**Exercise objective:**
Every line below should be copied exactly; drop the pictures.

════════

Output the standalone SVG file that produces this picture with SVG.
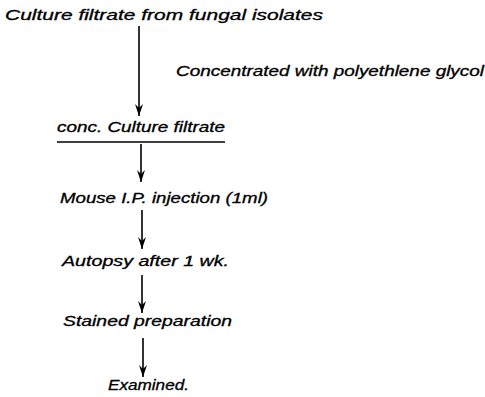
<svg xmlns="http://www.w3.org/2000/svg" width="485" height="397" viewBox="0 0 485 397">
<style>
text{font-family:"Liberation Sans",Arial,sans-serif;font-style:italic;font-size:14px;fill:#000;stroke:#000;stroke-width:0.3}
.c line{stroke:#000;stroke-width:1.6}
</style>
<defs>
<marker id="ah" viewBox="0 0 12 8" refX="12" refY="4" markerWidth="12" markerHeight="8" markerUnits="userSpaceOnUse" orient="auto">
<path d="M0,0 L12,4 L0,8 L4,4 Z" fill="#000"/>
</marker>
</defs>
<rect width="485" height="397" fill="#fff"/>
<g id="n1"><text x="5" y="20" textLength="318" lengthAdjust="spacingAndGlyphs">Culture  filtrate  from fungal isolates</text></g>
<g id="lbl"><text x="176" y="76" textLength="308" lengthAdjust="spacingAndGlyphs">Concentrated  with  polyethlene  glycol</text></g>
<g id="n2"><text x="57" y="132" textLength="168" lengthAdjust="spacingAndGlyphs">conc. Culture  filtrate</text><line x1="57" y1="142" x2="225" y2="142" stroke="#000" stroke-width="1.3"/></g>
<g id="n3"><text x="60" y="203" textLength="208" lengthAdjust="spacingAndGlyphs">Mouse I.P. injection (1ml)</text></g>
<g id="n4"><text x="62" y="266" textLength="167" lengthAdjust="spacingAndGlyphs">Autopsy  after  1  wk.</text></g>
<g id="n5"><text x="63" y="326" textLength="169" lengthAdjust="spacingAndGlyphs">Stained  preparation</text></g>
<g id="n6"><text x="108" y="390" textLength="81" lengthAdjust="spacingAndGlyphs">Examined.</text></g>
<g class="c" id="connectors">
<line x1="139" y1="26" x2="139" y2="116" marker-end="url(#ah)"/>
<line x1="141" y1="144" x2="141" y2="182" marker-end="url(#ah)"/>
<line x1="142" y1="210" x2="142" y2="249" marker-end="url(#ah)"/>
<line x1="142" y1="275" x2="142" y2="313" marker-end="url(#ah)"/>
<line x1="143" y1="338" x2="143" y2="377" marker-end="url(#ah)"/>
</g>
</svg>
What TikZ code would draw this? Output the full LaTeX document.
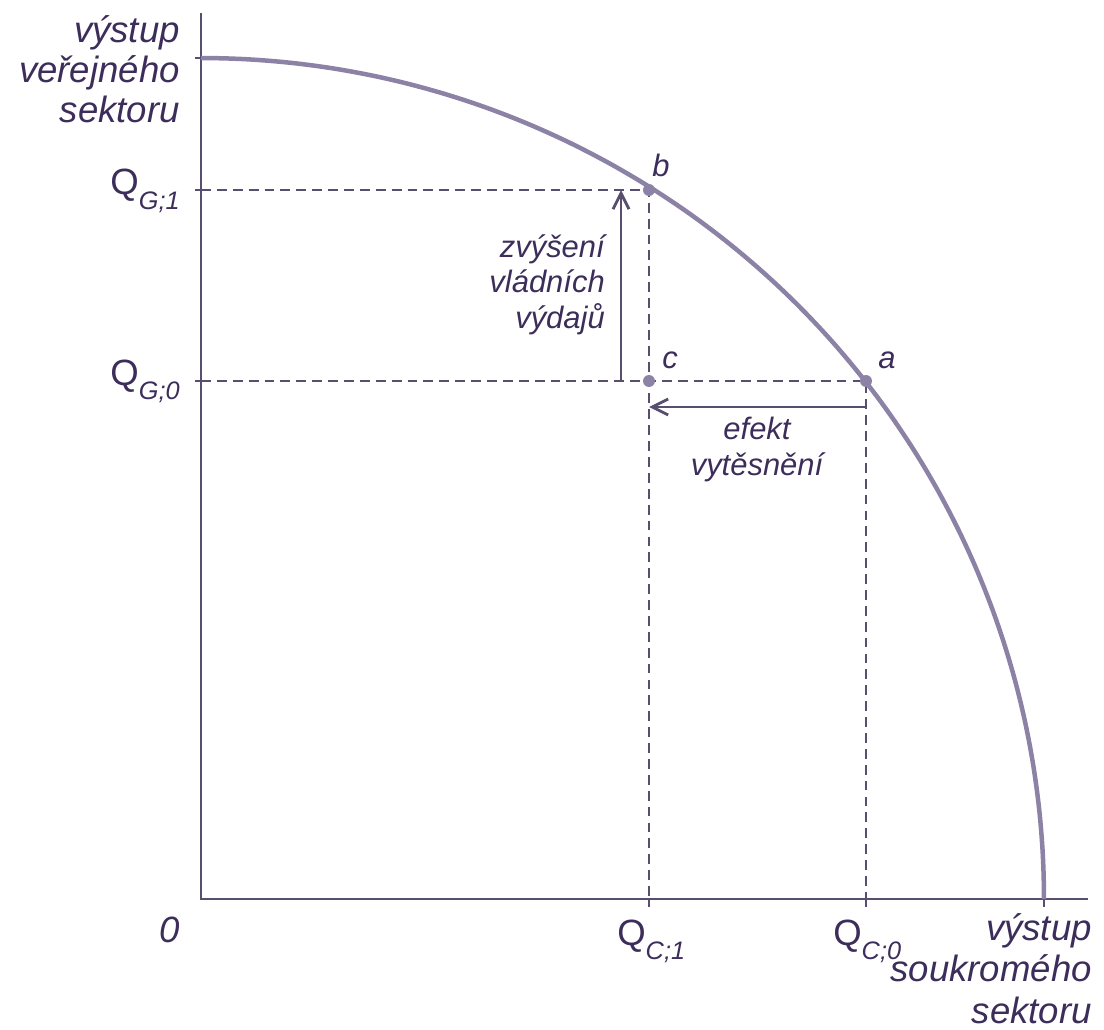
\documentclass[tikz,border=0pt]{standalone}
\usepackage{fontspec}
\setmainfont{Liberation Sans}
\usetikzlibrary{arrows.meta}
\definecolor{inkcol}{RGB}{60,45,90}
\definecolor{axiscol}{RGB}{88,78,112}
\definecolor{curvecol}{RGB}{140,130,165}
\newcommand{\qsub}[1]{\raisebox{-10.5pt}{\fontsize{18}{20}\selectfont\itshape #1}}

\begin{document}
\begin{tikzpicture}[x=0.025cm,y=-0.025cm,
  axis/.style={draw=axiscol,line width=2pt},
  frontier/.style={draw=curvecol,line width=3.2pt},
  guide/.style={draw=axiscol,line width=2pt,dash pattern=on 7pt off 4.3pt},
  shiftarr/.style={draw=axiscol,line width=2pt,-{Straight Barb[length=4mm,width=4mm]}},
  dot/.style={circle,fill=curvecol,inner sep=0pt,minimum size=8.5pt},
  lbl/.style={text=inkcol,font=\fontsize{26}{28.5}\selectfont\itshape,inner sep=0pt},
  note/.style={text=inkcol,font=\fontsize{22}{25}\selectfont\itshape,inner sep=0pt},
  qlbl/.style={text=inkcol,font=\fontsize{26}{28}\selectfont,inner sep=0pt}]
\useasboundingbox (0,0) rectangle (1104,1030);
% axes and their points
\coordinate (O) at (201,899);
\coordinate (ytop) at (201,13);
\coordinate (xend) at (1088,899);
\coordinate (gmax) at (201,58);
\coordinate (qg1) at (201,190);
\coordinate (qg0) at (201,381);
\coordinate (qc1) at (649,899);
\coordinate (qc0) at (866,899);
\coordinate (cmax) at (1044,899);
% guide lines
\draw[guide] (qg1) -- (649,190) -- (qc1);
\draw[guide] (qg0) -- (866,381) -- (qc0);
\draw[axis] (ytop) -- (O) -- (xend);
\foreach \p in {gmax,qg1,qg0} \draw[axis] (\p) -- ++(-6,0);
\foreach \p in {qc1,qc0,cmax} \draw[axis] (\p) -- ++(0,8);
% production possibility frontier
\draw[frontier] plot[smooth,domain=90:0,samples=60] ({201+843*cos(\x)},{899-841*sin(\x)});
\node[dot] (b) at (649,190) {};
\node[dot] (a) at (866,381) {};
\node[dot] (c) at (649,381) {};
\node[note,anchor=base west] (blbl) at (652,177) {b};
\node[note,anchor=base west] (albl) at (878,368) {a};
\node[note,anchor=base west] (clbl) at (662,368) {c};
% shifts
\coordinate (gbot) at (621,381);
\coordinate (gtop) at (621,190);
\coordinate (cright) at (866,407);
\coordinate (cleft) at (649,407);
\draw[shiftarr] (gbot) -- (gtop);
\draw[shiftarr] (cright) -- (cleft);
\node[note,align=right,anchor=base east] (gvt) at (605,328) {zvýšení\\vládních\\výdajů};
\node[note,align=center,anchor=base] (crowd) at (757,475) {efekt\\vytěsnění};
% axis labels
\node[lbl,align=right,anchor=base east] (gaxis) at (180,123) {výstup\\veřejného\\sektoru};
\node[lbl,align=right,anchor=base east,font=\fontsize{26}{29.5}\selectfont\itshape] (caxis) at (1092,1023) {výstup\\soukromého\\sektoru};
\node[qlbl,anchor=base east] (g1lbl) at (180,195) {Q\qsub{G;1}};
\node[qlbl,anchor=base east] (g0lbl) at (180,385) {Q\qsub{G;0}};
\node[lbl,anchor=base east] (olbl) at (180,942) {0};
\node[qlbl,anchor=base west] (c1lbl) at (617,945) {Q\qsub{C;1}};
\node[qlbl,anchor=base west] (c0lbl) at (833,945) {Q\qsub{C;0}};
\end{tikzpicture}
\end{document}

════════

**Solution to this problem:**
Output the standalone SVG file that produces this picture with SVG.
<svg xmlns="http://www.w3.org/2000/svg" width="485" height="397" viewBox="0 0 485 397">
<style>
text{font-family:"Liberation Sans",Arial,sans-serif;font-style:italic;font-size:14px;fill:#000;stroke:#000;stroke-width:0.3}
.c line{stroke:#000;stroke-width:1.6}
</style>
<defs>
<marker id="ah" viewBox="0 0 12 8" refX="12" refY="4" markerWidth="12" markerHeight="8" markerUnits="userSpaceOnUse" orient="auto">
<path d="M0,0 L12,4 L0,8 L4,4 Z" fill="#000"/>
</marker>
</defs>
<rect width="485" height="397" fill="#fff"/>
<g id="n1"><text x="5" y="20" textLength="318" lengthAdjust="spacingAndGlyphs">Culture  filtrate  from fungal isolates</text></g>
<g id="lbl"><text x="176" y="76" textLength="308" lengthAdjust="spacingAndGlyphs">Concentrated  with  polyethlene  glycol</text></g>
<g id="n2"><text x="57" y="132" textLength="168" lengthAdjust="spacingAndGlyphs">conc. Culture  filtrate</text><line x1="57" y1="142" x2="225" y2="142" stroke="#000" stroke-width="1.3"/></g>
<g id="n3"><text x="60" y="203" textLength="208" lengthAdjust="spacingAndGlyphs">Mouse I.P. injection (1ml)</text></g>
<g id="n4"><text x="62" y="266" textLength="167" lengthAdjust="spacingAndGlyphs">Autopsy  after  1  wk.</text></g>
<g id="n5"><text x="63" y="326" textLength="169" lengthAdjust="spacingAndGlyphs">Stained  preparation</text></g>
<g id="n6"><text x="108" y="390" textLength="81" lengthAdjust="spacingAndGlyphs">Examined.</text></g>
<g class="c" id="connectors">
<line x1="139" y1="26" x2="139" y2="116" marker-end="url(#ah)"/>
<line x1="141" y1="144" x2="141" y2="182" marker-end="url(#ah)"/>
<line x1="142" y1="210" x2="142" y2="249" marker-end="url(#ah)"/>
<line x1="142" y1="275" x2="142" y2="313" marker-end="url(#ah)"/>
<line x1="143" y1="338" x2="143" y2="377" marker-end="url(#ah)"/>
</g>
</svg>
What TikZ code would draw this? Output the full LaTeX document.
\documentclass[tikz,border=0pt]{standalone}
\usepackage{fontspec}
\setmainfont{Liberation Sans}
\usetikzlibrary{arrows.meta}
\definecolor{inkcol}{RGB}{60,45,90}
\definecolor{axiscol}{RGB}{88,78,112}
\definecolor{curvecol}{RGB}{140,130,165}
\newcommand{\qsub}[1]{\raisebox{-10.5pt}{\fontsize{18}{20}\selectfont\itshape #1}}

\begin{document}
\begin{tikzpicture}[x=0.025cm,y=-0.025cm,
  axis/.style={draw=axiscol,line width=2pt},
  frontier/.style={draw=curvecol,line width=3.2pt},
  guide/.style={draw=axiscol,line width=2pt,dash pattern=on 7pt off 4.3pt},
  shiftarr/.style={draw=axiscol,line width=2pt,-{Straight Barb[length=4mm,width=4mm]}},
  dot/.style={circle,fill=curvecol,inner sep=0pt,minimum size=8.5pt},
  lbl/.style={text=inkcol,font=\fontsize{26}{28.5}\selectfont\itshape,inner sep=0pt},
  note/.style={text=inkcol,font=\fontsize{22}{25}\selectfont\itshape,inner sep=0pt},
  qlbl/.style={text=inkcol,font=\fontsize{26}{28}\selectfont,inner sep=0pt}]
\useasboundingbox (0,0) rectangle (1104,1030);
% axes and their points
\coordinate (O) at (201,899);
\coordinate (ytop) at (201,13);
\coordinate (xend) at (1088,899);
\coordinate (gmax) at (201,58);
\coordinate (qg1) at (201,190);
\coordinate (qg0) at (201,381);
\coordinate (qc1) at (649,899);
\coordinate (qc0) at (866,899);
\coordinate (cmax) at (1044,899);
% guide lines
\draw[guide] (qg1) -- (649,190) -- (qc1);
\draw[guide] (qg0) -- (866,381) -- (qc0);
\draw[axis] (ytop) -- (O) -- (xend);
\foreach \p in {gmax,qg1,qg0} \draw[axis] (\p) -- ++(-6,0);
\foreach \p in {qc1,qc0,cmax} \draw[axis] (\p) -- ++(0,8);
% production possibility frontier
\draw[frontier] plot[smooth,domain=90:0,samples=60] ({201+843*cos(\x)},{899-841*sin(\x)});
\node[dot] (b) at (649,190) {};
\node[dot] (a) at (866,381) {};
\node[dot] (c) at (649,381) {};
\node[note,anchor=base west] (blbl) at (652,177) {b};
\node[note,anchor=base west] (albl) at (878,368) {a};
\node[note,anchor=base west] (clbl) at (662,368) {c};
% shifts
\coordinate (gbot) at (621,381);
\coordinate (gtop) at (621,190);
\coordinate (cright) at (866,407);
\coordinate (cleft) at (649,407);
\draw[shiftarr] (gbot) -- (gtop);
\draw[shiftarr] (cright) -- (cleft);
\node[note,align=right,anchor=base east] (gvt) at (605,328) {zvýšení\\vládních\\výdajů};
\node[note,align=center,anchor=base] (crowd) at (757,475) {efekt\\vytěsnění};
% axis labels
\node[lbl,align=right,anchor=base east] (gaxis) at (180,123) {výstup\\veřejného\\sektoru};
\node[lbl,align=right,anchor=base east,font=\fontsize{26}{29.5}\selectfont\itshape] (caxis) at (1092,1023) {výstup\\soukromého\\sektoru};
\node[qlbl,anchor=base east] (g1lbl) at (180,195) {Q\qsub{G;1}};
\node[qlbl,anchor=base east] (g0lbl) at (180,385) {Q\qsub{G;0}};
\node[lbl,anchor=base east] (olbl) at (180,942) {0};
\node[qlbl,anchor=base west] (c1lbl) at (617,945) {Q\qsub{C;1}};
\node[qlbl,anchor=base west] (c0lbl) at (833,945) {Q\qsub{C;0}};
\end{tikzpicture}
\end{document}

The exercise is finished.